(The Tres Muchachos and beautiful Hikone Castle)
“All travel has its advantages. If the passenger visits better countries, he may learn to improve his own. And if fortune carries him to worse, he may learn to enjoy it.” – Samuel Johnson
I've just come back from ten days in a country so different from my own... a country fascinating in its paradoxical existence, merging ancient tradition with cutting-edge technology, Asian values and Western modernity. The land of the rising sun. Japan.
I now understand why there are people who save up and live meagerly just so they can have the funds to travel. I now feel exactly the same way! It's not just about seeing the sights and meeting the people, though of course, I enjoyed all of it tremendously. It's about the self-growth, the self-knowledge that comes as a result of challenging experiences that are an integral part to any journey.
I've been reading about Bushido as a way of life, and it was just so fascinating to see it enacted even today! For instance, it is visible in the remarkable politeness, etiquette and grace of the Japanese as a manifestation of inner spiritual discipline.
Inazo Nitobe writes: "Look under the skin of a Japanese with the most advanced ideas and you will see a samurai... What Japan was she owed to the samurai."

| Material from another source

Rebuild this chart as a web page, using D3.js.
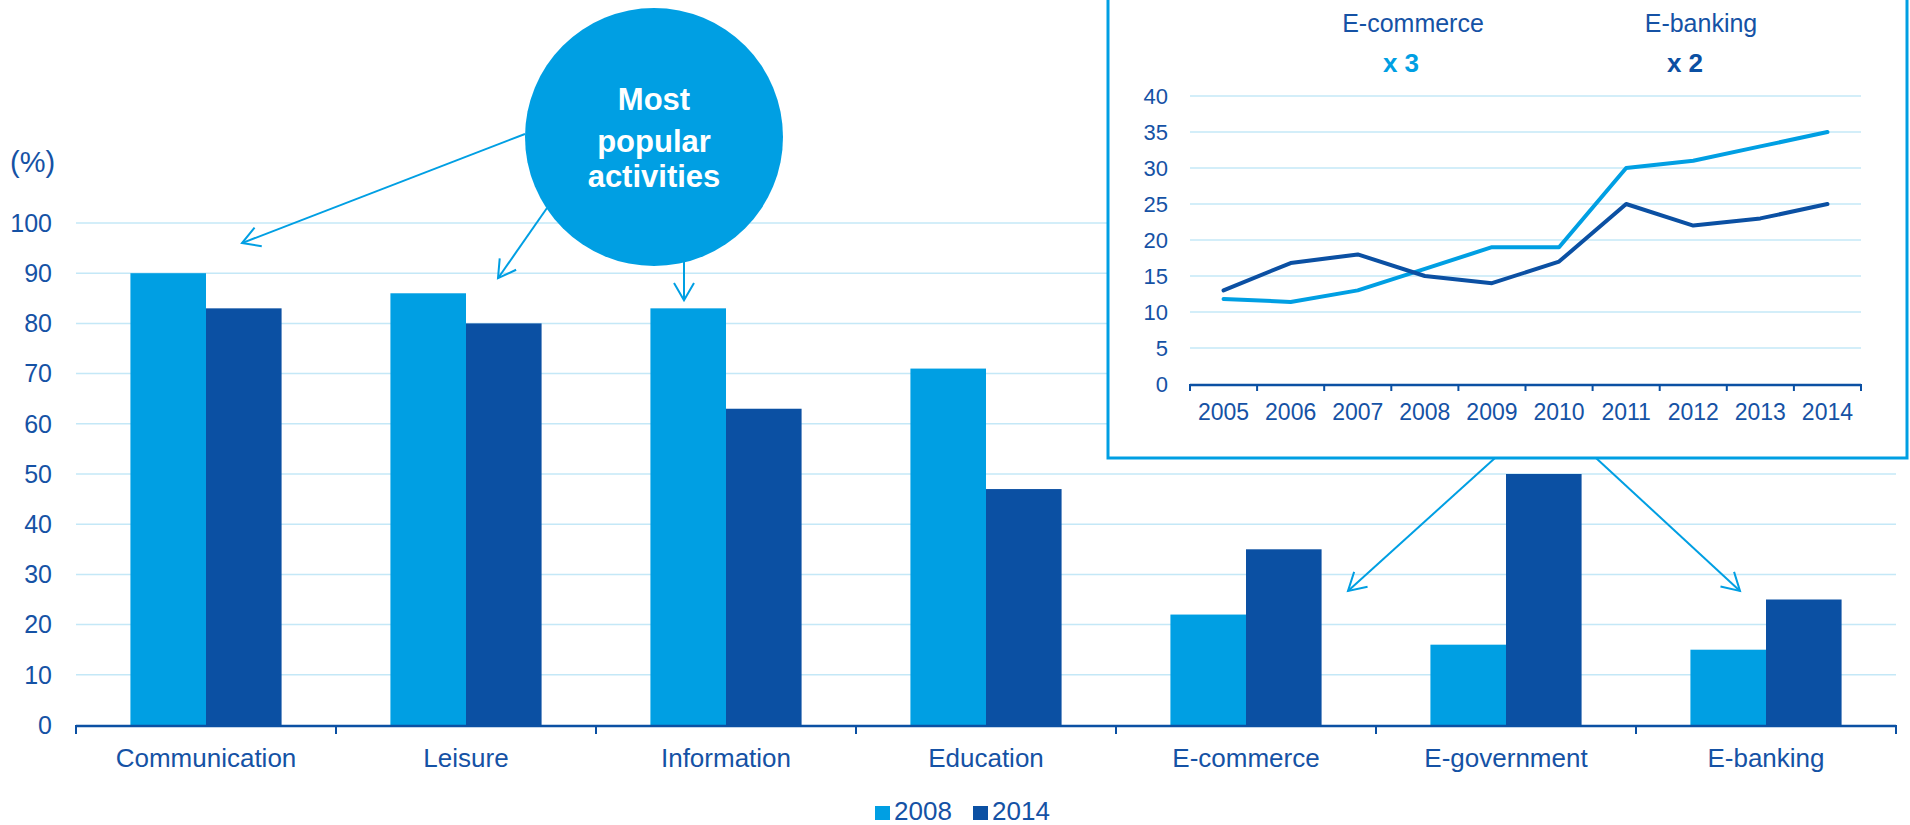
<!DOCTYPE html>
<html>
<head>
<meta charset="utf-8">
<script src="https://cdn.jsdelivr.net/npm/d3@7/dist/d3.min.js"></script>
<style>
  html, body { margin: 0; padding: 0; background: #fff; }
  svg { display: block; font-family: "Liberation Sans", Arial, Helvetica, sans-serif; }
</style>
</head>
<body>
<svg id="chart" width="1910" height="825"></svg>
<script>
// ---- Data: internet activities, share of users (%) ----
const categories = ["Communication", "Leisure", "Information", "Education", "E-commerce", "E-government", "E-banking"];
const seriesNames = ["2008", "2014"];
const values2008 = [90, 86, 83, 71, 22, 16, 15];
const values2014 = [83, 80, 63, 47, 35, 50, 25];
const yTicks = [0, 10, 20, 30, 40, 50, 60, 70, 80, 90, 100];

// ---- Inset data: trend 2005-2014 ----
const years = ["2005", "2006", "2007", "2008", "2009", "2010", "2011", "2012", "2013", "2014"];
const ecommerce = [11.8, 11.4, 13, 16, 19, 19, 30, 31, 33, 35];
const ebanking = [13, 16.8, 18, 15, 14, 17, 25, 22, 23, 25];
const insetTicks = [0, 5, 10, 15, 20, 25, 30, 35, 40];

const LIGHT = "#009fe3";
const DARK = "#0b50a3";
const TEXT = "#1552a5";
const GRID = "#c4e8f7";

const svg = d3.select("#chart");

// ---- Main bar chart ----
const x0 = d3.scaleBand().domain(categories).range([76, 1896]).paddingInner(0).paddingOuter(0);
const x1 = d3.scaleBand().domain(seriesNames).range([0, x0.bandwidth()]).paddingInner(0).paddingOuter(0.72);
const y = d3.scaleLinear().domain([0, 100]).range([725, 223]);
const color = d3.scaleOrdinal().domain(seriesNames).range([LIGHT, DARK]);

// gridlines
svg.append("g").selectAll("line")
  .data(yTicks.filter(d => d > 0))
  .join("line")
  .attr("x1", 76).attr("x2", 1896)
  .attr("y1", d => y(d)).attr("y2", d => y(d))
  .attr("stroke", GRID).attr("stroke-width", 1.5);

// y tick labels
svg.append("g").selectAll("text")
  .data(yTicks)
  .join("text")
  .attr("x", 52).attr("y", d => y(d))
  .attr("dy", "0.35em")
  .attr("text-anchor", "end")
  .attr("font-size", 25)
  .attr("fill", TEXT)
  .text(d => d);

svg.append("text")
  .attr("x", 10).attr("y", 172)
  .attr("font-size", 29)
  .attr("fill", TEXT)
  .text("(%)");

// bars
const rows = categories.map((c, i) => ({ cat: c, vals: [
  { s: "2008", v: values2008[i] },
  { s: "2014", v: values2014[i] }
]}));

svg.append("g").selectAll("g")
  .data(rows)
  .join("g")
  .attr("transform", d => `translate(${x0(d.cat)},0)`)
  .selectAll("rect")
  .data(d => d.vals)
  .join("rect")
  .attr("x", d => x1(d.s))
  .attr("width", x1.bandwidth())
  .attr("y", d => y(d.v))
  .attr("height", d => y(0) - y(d.v))
  .attr("fill", d => color(d.s));

// x axis
const xAxis = svg.append("g");
xAxis.append("line")
  .attr("x1", 76).attr("x2", 1896)
  .attr("y1", y(0) + 1).attr("y2", y(0) + 1)
  .attr("stroke", DARK).attr("stroke-width", 2.5);
const boundaries = categories.map(c => x0(c)).concat([x0.range()[1]]);
xAxis.selectAll("line.tick")
  .data(boundaries)
  .join("line")
  .attr("class", "tick")
  .attr("x1", d => d).attr("x2", d => d)
  .attr("y1", y(0)).attr("y2", y(0) + 9)
  .attr("stroke", DARK).attr("stroke-width", 2);
xAxis.selectAll("text")
  .data(categories)
  .join("text")
  .attr("x", d => x0(d) + x0.bandwidth() / 2)
  .attr("y", 767)
  .attr("text-anchor", "middle")
  .attr("font-size", 26)
  .attr("fill", TEXT)
  .text(d => d);

// legend
const legend = svg.append("g").attr("transform", "translate(875,820)");
const legendItems = legend.selectAll("g")
  .data(seriesNames)
  .join("g")
  .attr("transform", (d, i) => `translate(${i * 98},0)`);
legendItems.append("rect")
  .attr("x", 0).attr("y", -14).attr("width", 15).attr("height", 14)
  .attr("fill", d => color(d));
legendItems.append("text")
  .attr("x", 19).attr("y", 0)
  .attr("font-size", 26)
  .attr("fill", TEXT)
  .text(d => d);

// ---- Arrow helper (open V head) ----
function arrow(g, x1p, y1p, x2p, y2p) {
  const ang = Math.atan2(y2p - y1p, x2p - x1p);
  const len = 20, spread = Math.PI / 6;
  g.append("line")
    .attr("x1", x1p).attr("y1", y1p).attr("x2", x2p).attr("y2", y2p)
    .attr("stroke", LIGHT).attr("stroke-width", 2);
  const p = d3.path();
  p.moveTo(x2p - len * Math.cos(ang - spread), y2p - len * Math.sin(ang - spread));
  p.lineTo(x2p, y2p);
  p.lineTo(x2p - len * Math.cos(ang + spread), y2p - len * Math.sin(ang + spread));
  g.append("path").attr("d", p.toString())
    .attr("fill", "none").attr("stroke", LIGHT).attr("stroke-width", 2)
    .attr("stroke-linejoin", "miter");
}

// ---- "Most popular activities" callout ----
const bubble = { cx: 654, cy: 137, r: 129 };
const callout = svg.append("g");
arrow(callout, 525, 134, x0("Communication") + 166, y(96));
arrow(callout, 547, 208, x0("Leisure") + 162, y(89));
arrow(callout, 684, 262, x0("Information") + 88, y(84.6));
callout.append("circle")
  .attr("cx", bubble.cx).attr("cy", bubble.cy).attr("r", bubble.r)
  .attr("fill", LIGHT);
callout.selectAll("text")
  .data([["Most", 110], ["popular", 152], ["activities", 187]])
  .join("text")
  .attr("x", bubble.cx + 0).attr("y", d => d[1])
  .attr("text-anchor", "middle")
  .attr("font-size", 31)
  .attr("font-weight", "bold")
  .attr("fill", "#fff")
  .text(d => d[0]);

// ---- Inset arrows (drawn below the inset frame) ----
const insetArrows = svg.append("g");
arrow(insetArrows, 1495, 458, x0("E-commerce") + 232, y(26.7));
arrow(insetArrows, 1596, 458, x0("E-banking") + 104, y(26.7));

// ---- Inset line chart ----
const inset = svg.append("g");
inset.append("rect")
  .attr("x", 1108).attr("y", -10).attr("width", 799).attr("height", 468)
  .attr("fill", "#fff").attr("stroke", LIGHT).attr("stroke-width", 3);

const ix = d3.scaleBand().domain(years).range([1190, 1861]).padding(0);
const iy = d3.scaleLinear().domain([0, 40]).range([384, 96]);

inset.append("g").selectAll("line")
  .data(insetTicks.filter(d => d > 0))
  .join("line")
  .attr("x1", 1190).attr("x2", 1861)
  .attr("y1", d => iy(d)).attr("y2", d => iy(d))
  .attr("stroke", GRID).attr("stroke-width", 1.5);

inset.append("g").selectAll("text")
  .data(insetTicks)
  .join("text")
  .attr("x", 1168).attr("y", d => iy(d))
  .attr("dy", "0.35em")
  .attr("text-anchor", "end")
  .attr("font-size", 22)
  .attr("fill", TEXT)
  .text(d => d);

inset.append("line")
  .attr("x1", 1190).attr("x2", 1861)
  .attr("y1", iy(0) + 1).attr("y2", iy(0) + 1)
  .attr("stroke", DARK).attr("stroke-width", 2.5);
const iBounds = years.map(d => ix(d)).concat([ix.range()[1]]);
inset.selectAll("line.itick")
  .data(iBounds)
  .join("line")
  .attr("class", "itick")
  .attr("x1", d => d).attr("x2", d => d)
  .attr("y1", iy(0)).attr("y2", iy(0) + 7)
  .attr("stroke", DARK).attr("stroke-width", 2);
inset.append("g").selectAll("text")
  .data(years)
  .join("text")
  .attr("x", d => ix(d) + ix.bandwidth() / 2)
  .attr("y", 420)
  .attr("text-anchor", "middle")
  .attr("font-size", 23)
  .attr("fill", TEXT)
  .text(d => d);

const line = d3.line()
  .x((d, i) => ix(years[i]) + ix.bandwidth() / 2)
  .y(d => iy(d));

inset.append("path")
  .attr("d", line(ecommerce))
  .attr("fill", "none").attr("stroke", LIGHT)
  .attr("stroke-width", 4).attr("stroke-linecap", "round").attr("stroke-linejoin", "round");
inset.append("path")
  .attr("d", line(ebanking))
  .attr("fill", "none").attr("stroke", DARK)
  .attr("stroke-width", 4).attr("stroke-linecap", "round").attr("stroke-linejoin", "round");

// inset headings
inset.append("text").attr("x", 1413).attr("y", 32).attr("text-anchor", "middle")
  .attr("font-size", 25).attr("fill", TEXT).text("E-commerce");
inset.append("text").attr("x", 1401).attr("y", 72).attr("text-anchor", "middle")
  .attr("font-size", 26).attr("font-weight", "bold").attr("fill", LIGHT).text("x 3");
inset.append("text").attr("x", 1701).attr("y", 32).attr("text-anchor", "middle")
  .attr("font-size", 25).attr("fill", TEXT).text("E-banking");
inset.append("text").attr("x", 1685).attr("y", 72).attr("text-anchor", "middle")
  .attr("font-size", 26).attr("font-weight", "bold").attr("fill", DARK).text("x 2");
</script>
</body>
</html>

(I'd like to think that if you look under the skin of any Filipino, you'd find a warrior-poet equal to the best of any other nation. We've just forgotten our own greatness, as a people.)
It was extremely humbling to compare myself to the Japanese. I thought I'd been hardworking before, that I was disciplined before... but dang! All my illusions of grandeur were dashed to pieces. Everywhere I looked, from the humblest waiter to the well-off "sarariman," I saw what Tom Cruise's character in The Last Samurai saw: "From the moment they wake they devote themselves to the perfection of whatever they pursue. I have never seem such discipline."
I could go on and on, but let this short entry suffice as a summary of what struck me the most about this great nation.